以上が、主なヘイルトゥリーズン系種牡馬の特徴です。これらの傾向を踏まえながら馬を見ていけば、よりその馬の特徴を把握することができるでしょう。
【次走の注目馬】
トップカミング(デイリー杯2歳S・7着)
イレ込んでチャカチャカしていたのはいつも通り。マイナス材料ではあるが許容範囲だろう。馬体は軽さが目立ち、メンバー中でも最もスピードがありそうな印象を受けた。レースでは出遅れて4角で詰まったりとスムーズさを欠いた。距離はマイル辺りまではこなせるが、ベストは1200mぐらいでスピードを生かす競馬だろう。

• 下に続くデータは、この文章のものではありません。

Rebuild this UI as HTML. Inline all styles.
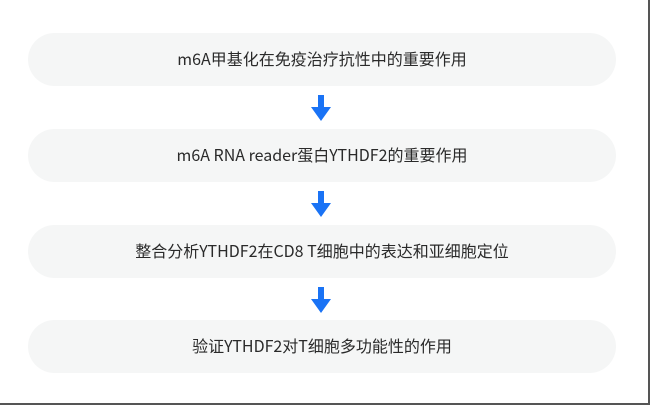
<!DOCTYPE html>
<html><head><meta charset="utf-8"><style>
html,body{margin:0;padding:0;background:#fff}
body{width:650px;height:405px;position:relative;overflow:hidden;font-family:"Noto Sans CJK SC","Liberation Sans",sans-serif}
.frame{position:absolute;left:0;top:0;width:648px;height:403px;border-right:2px solid #555;border-bottom:2px solid #555}
.box{position:absolute;left:28px;width:588px;height:53px;border-radius:27px;background:#f5f6f6;color:#2a2a2a;font-size:16px;line-height:50px;text-align:center}
svg{position:absolute;left:310px;width:22px;height:27px}
</style></head><body>
<div class="frame"></div>
<div class="box" style="top:33px">m6A甲基化在免疫治疗抗性中的重要作用</div>
<svg style="top:95px" viewBox="0 0 22 27"><path d="M8 0h6v12h7L11 26 1 12h7z" fill="#1a73f5"/></svg>
<div class="box" style="top:129px">m6A RNA reader蛋白YTHDF2的重要作用</div>
<svg style="top:191px" viewBox="0 0 22 27"><path d="M8 0h6v12h7L11 26 1 12h7z" fill="#1a73f5"/></svg>
<div class="box" style="top:225px">整合分析YTHDF2在CD8 T细胞中的表达和亚细胞定位</div>
<svg style="top:287px" viewBox="0 0 22 27"><path d="M8 0h6v12h7L11 26 1 12h7z" fill="#1a73f5"/></svg>
<div class="box" style="top:320px">验证YTHDF2对T细胞多功能性的作用</div>
</body></html>
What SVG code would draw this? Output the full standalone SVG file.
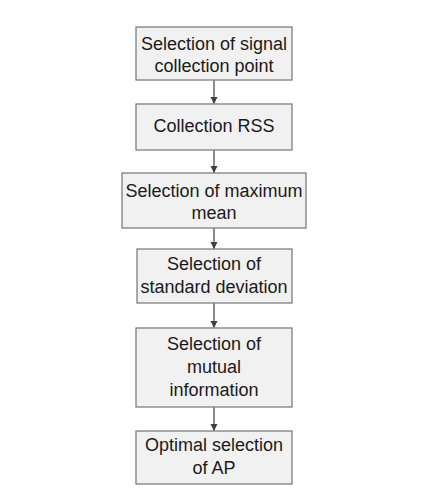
<svg xmlns="http://www.w3.org/2000/svg" width="421" height="495" viewBox="0 0 421 495">
<style>
.box{fill:#f1f1f1;stroke:#7f7f7f;stroke-width:1.3}
.t{font-family:"Liberation Sans",Arial,sans-serif;font-size:18px;fill:#1a1a1a;text-anchor:middle}
.c{stroke:#404040;stroke-width:1.2;fill:none;marker-end:url(#ah)}
</style>
<defs>
<marker id="ah" markerWidth="8" markerHeight="8" refX="7" refY="4" orient="auto" markerUnits="userSpaceOnUse">
<path d="M0,0.5 L7,4 L0,7.5 Z" fill="#404040"/>
</marker>
</defs>
<rect width="421" height="495" fill="#fff"/>
<g id="connectors">
<line class="c" x1="214" y1="80" x2="214" y2="104"/>
<line class="c" x1="214" y1="150" x2="214" y2="173"/>
<line class="c" x1="214" y1="228" x2="214" y2="249"/>
<line class="c" x1="214" y1="303" x2="214" y2="328"/>
<line class="c" x1="214" y1="407" x2="214" y2="431"/>
</g>
<g id="n1"><rect class="box" x="136" y="27" width="156" height="53"/>
<text class="t" x="214" y="50">Selection of signal</text><text class="t" x="214" y="72">collection point</text></g>
<g id="n2"><rect class="box" x="136" y="104" width="156" height="46"/>
<text class="t" x="214" y="132">Collection RSS</text></g>
<g id="n3"><rect class="box" x="122" y="173" width="184" height="55"/>
<text class="t" x="214" y="197">Selection of maximum</text><text class="t" x="214" y="219">mean</text></g>
<g id="n4"><rect class="box" x="137" y="249" width="155" height="54"/>
<text class="t" x="214" y="270">Selection of</text><text class="t" x="214" y="293">standard deviation</text></g>
<g id="n5"><rect class="box" x="136" y="328" width="156" height="79"/>
<text class="t" x="214" y="350">Selection of</text><text class="t" x="214" y="373">mutual</text><text class="t" x="214" y="396">information</text></g>
<g id="n6"><rect class="box" x="136" y="431" width="156" height="53"/>
<text class="t" x="214" y="451">Optimal selection</text><text class="t" x="214" y="474">of AP</text></g>
</svg>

距離短縮で勝負したい。
エイシンダッシュ(新馬戦・4着)
アドマイヤコブラを筆頭に、ほとんどの馬が明らかに太い仕上げのパドックで、1頭だけ締まりのある馬体を見せていたので期待していたが、レースでは1コーナーで外に逃げようとしたり、かなり幼い面を出して力を出し切れなかった。しかし、パドックではヤンチャな面も見せなかったし、これは使ったことで変わってきそう。慣れが見込める次走は買いだろう。
テイエムターザン(新馬戦・7着)
芝のマイル戦でデビュー。仕上がりはもう一息という感じだったが、返し馬のフットワークが良く、ある程度の素質を感じた。レースではまだフワフワ走っていて、ややチグハグな内容。それでも先行してある程度見せ場は作っていた。叩いたことで体が締まるだろうし、レース慣れも見込める。同じような条件に出走してくればチャンスは十分にある。